Start DATA SECTION

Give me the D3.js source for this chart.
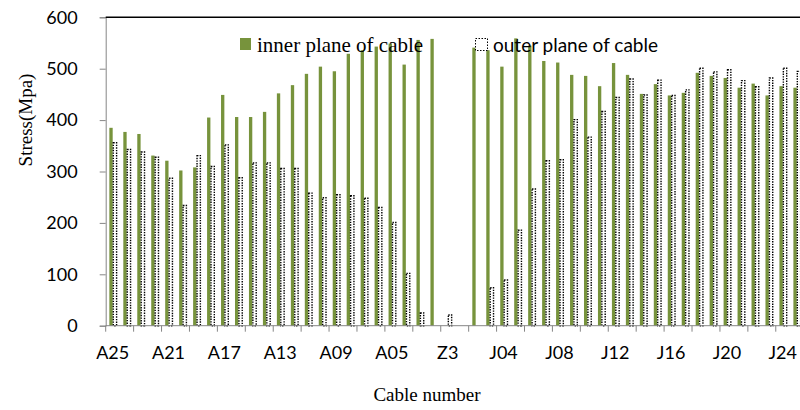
<!DOCTYPE html>
<html>
<head>
<meta charset="utf-8">
<script src="https://cdn.jsdelivr.net/npm/d3@7"></script>
<style>
  body { margin: 0; background: #fff; }
</style>
</head>
<body>
<div id="chart"></div>
<script>
const cables = [
  'A25', 'A24', 'A23', 'A22', 'A21', 'A20', 'A19', 'A18', 'A17', 'A16',
  'A15', 'A14', 'A13', 'A12', 'A11', 'A10', 'A09', 'A08', 'A07', 'A06',
  'A05', 'A04', 'A03', 'A02', 'Z3', 'J01', 'J02', 'J03', 'J04', 'J05',
  'J06', 'J07', 'J08', 'J09', 'J10', 'J11', 'J12', 'J13', 'J14', 'J15',
  'J16', 'J17', 'J18', 'J19', 'J20', 'J21', 'J22', 'J23', 'J24', 'J25'
];

// stress on the inner plane of the cable (MPa)
const innerStress = [
  385, 377, 373, 331, 321, 302, 308, 405, 449, 406,
  406, 416, 452, 468, 490, 504, 495, 529, 536, 543,
  549, 508, 556, 558, 0, 0, 541, 536, 504, 559,
  545, 515, 512, 488, 486, 466, 511, 488, 451, 470,
  448, 453, 492, 486, 482, 463, 471, 448, 466, 463
];

// stress on the outer plane of the cable (MPa)
const outerStress = [
  357, 344, 339, 329, 288, 235, 332, 311, 353, 289,
  318, 318, 307, 307, 259, 250, 256, 254, 249, 231,
  202, 103, 26, 0, 22, 0, 0, 75, 90, 187,
  267, 322, 324, 402, 368, 418, 445, 481, 450, 479,
  449, 460, 502, 495, 499, 478, 466, 483, 502, 496
];

const yTicks = [0, 100, 200, 300, 400, 500, 600];

const series = ['inner', 'outer'];
const rows = cables.map((c, i) => ({ cable: c, inner: innerStress[i], outer: outerStress[i] }));

const width = 800;
const height = 410;
const plotLeft = 105.7;
const plotTop = 17.3;
const plotBottom = 325.7;
const step = 13.96;

const green = '#77933C';

const svg = d3.select('#chart')
  .append('svg')
  .attr('width', width)
  .attr('height', height);

const x = d3.scaleBand()
  .domain(cables)
  .range([plotLeft, plotLeft + step * cables.length])
  .padding(0);

const xSeries = d3.scaleBand()
  .domain(series)
  .range([0, x.bandwidth()])
  .paddingInner(0)
  .paddingOuter(1.1);

const y = d3.scaleLinear()
  .domain([0, 600])
  .range([plotBottom, plotTop]);

// bars
const groups = svg.append('g')
  .selectAll('g')
  .data(rows)
  .enter()
  .append('g')
  .attr('transform', d => `translate(${x(d.cable)},0)`);

groups.append('rect')
  .attr('x', xSeries('inner'))
  .attr('y', d => y(d.inner))
  .attr('width', xSeries.bandwidth())
  .attr('height', d => y(0) - y(d.inner))
  .attr('fill', green);

// outer plane: dotted outline, reads as two columns of dots
groups.filter(d => d.outer > 0)
  .append('rect')
  .attr('x', xSeries('outer') + 0.6)
  .attr('y', d => y(d.outer) + 0.6)
  .attr('width', xSeries.bandwidth())
  .attr('height', d => y(0) - y(d.outer) - 0.6)
  .attr('fill', '#fff')
  .attr('stroke', '#000')
  .attr('stroke-width', 1.4)
  .attr('stroke-dasharray', '1.4,1.2');

// y axis
const yAxis = svg.append('g')
  .attr('transform', `translate(${plotLeft},0)`)
  .call(d3.axisLeft(y).tickValues(yTicks).tickSize(6).tickPadding(22));

yAxis.select('.domain').attr('stroke', '#868686');
yAxis.selectAll('.tick line').attr('stroke', '#868686');
yAxis.selectAll('.tick text')
  .style('font-family', 'Lato, sans-serif')
  .style('font-size', '18px')
  .attr('fill', '#000');

// x axis: labels every 4th cable, tick marks every 2nd
const xAxis = svg.append('g')
  .attr('transform', `translate(0,${plotBottom})`)
  .call(d3.axisBottom(x)
    .tickValues(cables.filter((c, i) => i % 4 === 0))
    .tickSize(0)
    .tickPadding(21));

xAxis.select('.domain').remove();
xAxis.selectAll('.tick text')
  .style('font-family', 'Lato, sans-serif')
  .style('font-size', '18px')
  .attr('fill', '#000');

svg.append('line')
  .attr('x1', plotLeft)
  .attr('x2', x.range()[1])
  .attr('y1', plotBottom)
  .attr('y2', plotBottom)
  .attr('stroke', '#868686');

svg.append('g')
  .selectAll('line')
  .data(cables.filter((c, i) => i % 2 === 0))
  .enter()
  .append('line')
  .attr('x1', d => x(d))
  .attr('x2', d => x(d))
  .attr('y1', plotBottom)
  .attr('y2', plotBottom + 6)
  .attr('stroke', '#868686');

// top border of the plot area
svg.append('line')
  .attr('x1', plotLeft)
  .attr('x2', width)
  .attr('y1', plotTop)
  .attr('y2', plotTop)
  .attr('stroke', '#000')
  .attr('stroke-width', 1.5);

// axis titles
svg.append('text')
  .attr('transform', 'translate(32,120) rotate(-90)')
  .attr('text-anchor', 'middle')
  .style('font-family', '"Liberation Serif", serif')
  .style('font-size', '19px')
  .text('Stress(Mpa)');

svg.append('text')
  .attr('x', 427)
  .attr('y', 401)
  .attr('text-anchor', 'middle')
  .style('font-family', '"Liberation Serif", serif')
  .style('font-size', '19px')
  .text('Cable number');

// legend
svg.append('rect')
  .attr('x', 240)
  .attr('y', 38)
  .attr('width', 11)
  .attr('height', 12)
  .attr('fill', green);

svg.append('text')
  .attr('x', 257)
  .attr('y', 52)
  .style('font-family', '"Liberation Serif", serif')
  .style('font-size', '21px')
  .text('inner plane of cable');

svg.append('rect')
  .attr('x', 475.5)
  .attr('y', 38.5)
  .attr('width', 12)
  .attr('height', 12)
  .attr('fill', '#fff')
  .attr('stroke', '#000')
  .attr('stroke-dasharray', '1.5,1.5');

svg.append('text')
  .attr('x', 493)
  .attr('y', 52)
  .style('font-family', 'Lato, sans-serif')
  .style('font-size', '19px')
  .text('outer plane of cable');
</script>
</body>
</html>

End DATA SECTION

# WHAT TO DO
Restate the data above word for word. Skip every picture.

# PROBLEM SOLUTION
Give me the D3.js source for this chart.
<!DOCTYPE html>
<html>
<head>
<meta charset="utf-8">
<script src="https://cdn.jsdelivr.net/npm/d3@7"></script>
<style>
  body { margin: 0; background: #fff; }
</style>
</head>
<body>
<div id="chart"></div>
<script>
const cables = [
  'A25', 'A24', 'A23', 'A22', 'A21', 'A20', 'A19', 'A18', 'A17', 'A16',
  'A15', 'A14', 'A13', 'A12', 'A11', 'A10', 'A09', 'A08', 'A07', 'A06',
  'A05', 'A04', 'A03', 'A02', 'Z3', 'J01', 'J02', 'J03', 'J04', 'J05',
  'J06', 'J07', 'J08', 'J09', 'J10', 'J11', 'J12', 'J13', 'J14', 'J15',
  'J16', 'J17', 'J18', 'J19', 'J20', 'J21', 'J22', 'J23', 'J24', 'J25'
];

// stress on the inner plane of the cable (MPa)
const innerStress = [
  385, 377, 373, 331, 321, 302, 308, 405, 449, 406,
  406, 416, 452, 468, 490, 504, 495, 529, 536, 543,
  549, 508, 556, 558, 0, 0, 541, 536, 504, 559,
  545, 515, 512, 488, 486, 466, 511, 488, 451, 470,
  448, 453, 492, 486, 482, 463, 471, 448, 466, 463
];

// stress on the outer plane of the cable (MPa)
const outerStress = [
  357, 344, 339, 329, 288, 235, 332, 311, 353, 289,
  318, 318, 307, 307, 259, 250, 256, 254, 249, 231,
  202, 103, 26, 0, 22, 0, 0, 75, 90, 187,
  267, 322, 324, 402, 368, 418, 445, 481, 450, 479,
  449, 460, 502, 495, 499, 478, 466, 483, 502, 496
];

const yTicks = [0, 100, 200, 300, 400, 500, 600];

const series = ['inner', 'outer'];
const rows = cables.map((c, i) => ({ cable: c, inner: innerStress[i], outer: outerStress[i] }));

const width = 800;
const height = 410;
const plotLeft = 105.7;
const plotTop = 17.3;
const plotBottom = 325.7;
const step = 13.96;

const green = '#77933C';

const svg = d3.select('#chart')
  .append('svg')
  .attr('width', width)
  .attr('height', height);

const x = d3.scaleBand()
  .domain(cables)
  .range([plotLeft, plotLeft + step * cables.length])
  .padding(0);

const xSeries = d3.scaleBand()
  .domain(series)
  .range([0, x.bandwidth()])
  .paddingInner(0)
  .paddingOuter(1.1);

const y = d3.scaleLinear()
  .domain([0, 600])
  .range([plotBottom, plotTop]);

// bars
const groups = svg.append('g')
  .selectAll('g')
  .data(rows)
  .enter()
  .append('g')
  .attr('transform', d => `translate(${x(d.cable)},0)`);

groups.append('rect')
  .attr('x', xSeries('inner'))
  .attr('y', d => y(d.inner))
  .attr('width', xSeries.bandwidth())
  .attr('height', d => y(0) - y(d.inner))
  .attr('fill', green);

// outer plane: dotted outline, reads as two columns of dots
groups.filter(d => d.outer > 0)
  .append('rect')
  .attr('x', xSeries('outer') + 0.6)
  .attr('y', d => y(d.outer) + 0.6)
  .attr('width', xSeries.bandwidth())
  .attr('height', d => y(0) - y(d.outer) - 0.6)
  .attr('fill', '#fff')
  .attr('stroke', '#000')
  .attr('stroke-width', 1.4)
  .attr('stroke-dasharray', '1.4,1.2');

// y axis
const yAxis = svg.append('g')
  .attr('transform', `translate(${plotLeft},0)`)
  .call(d3.axisLeft(y).tickValues(yTicks).tickSize(6).tickPadding(22));

yAxis.select('.domain').attr('stroke', '#868686');
yAxis.selectAll('.tick line').attr('stroke', '#868686');
yAxis.selectAll('.tick text')
  .style('font-family', 'Lato, sans-serif')
  .style('font-size', '18px')
  .attr('fill', '#000');

// x axis: labels every 4th cable, tick marks every 2nd
const xAxis = svg.append('g')
  .attr('transform', `translate(0,${plotBottom})`)
  .call(d3.axisBottom(x)
    .tickValues(cables.filter((c, i) => i % 4 === 0))
    .tickSize(0)
    .tickPadding(21));

xAxis.select('.domain').remove();
xAxis.selectAll('.tick text')
  .style('font-family', 'Lato, sans-serif')
  .style('font-size', '18px')
  .attr('fill', '#000');

svg.append('line')
  .attr('x1', plotLeft)
  .attr('x2', x.range()[1])
  .attr('y1', plotBottom)
  .attr('y2', plotBottom)
  .attr('stroke', '#868686');

svg.append('g')
  .selectAll('line')
  .data(cables.filter((c, i) => i % 2 === 0))
  .enter()
  .append('line')
  .attr('x1', d => x(d))
  .attr('x2', d => x(d))
  .attr('y1', plotBottom)
  .attr('y2', plotBottom + 6)
  .attr('stroke', '#868686');

// top border of the plot area
svg.append('line')
  .attr('x1', plotLeft)
  .attr('x2', width)
  .attr('y1', plotTop)
  .attr('y2', plotTop)
  .attr('stroke', '#000')
  .attr('stroke-width', 1.5);

// axis titles
svg.append('text')
  .attr('transform', 'translate(32,120) rotate(-90)')
  .attr('text-anchor', 'middle')
  .style('font-family', '"Liberation Serif", serif')
  .style('font-size', '19px')
  .text('Stress(Mpa)');

svg.append('text')
  .attr('x', 427)
  .attr('y', 401)
  .attr('text-anchor', 'middle')
  .style('font-family', '"Liberation Serif", serif')
  .style('font-size', '19px')
  .text('Cable number');

// legend
svg.append('rect')
  .attr('x', 240)
  .attr('y', 38)
  .attr('width', 11)
  .attr('height', 12)
  .attr('fill', green);

svg.append('text')
  .attr('x', 257)
  .attr('y', 52)
  .style('font-family', '"Liberation Serif", serif')
  .style('font-size', '21px')
  .text('inner plane of cable');

svg.append('rect')
  .attr('x', 475.5)
  .attr('y', 38.5)
  .attr('width', 12)
  .attr('height', 12)
  .attr('fill', '#fff')
  .attr('stroke', '#000')
  .attr('stroke-dasharray', '1.5,1.5');

svg.append('text')
  .attr('x', 493)
  .attr('y', 52)
  .style('font-family', 'Lato, sans-serif')
  .style('font-size', '19px')
  .text('outer plane of cable');
</script>
</body>
</html>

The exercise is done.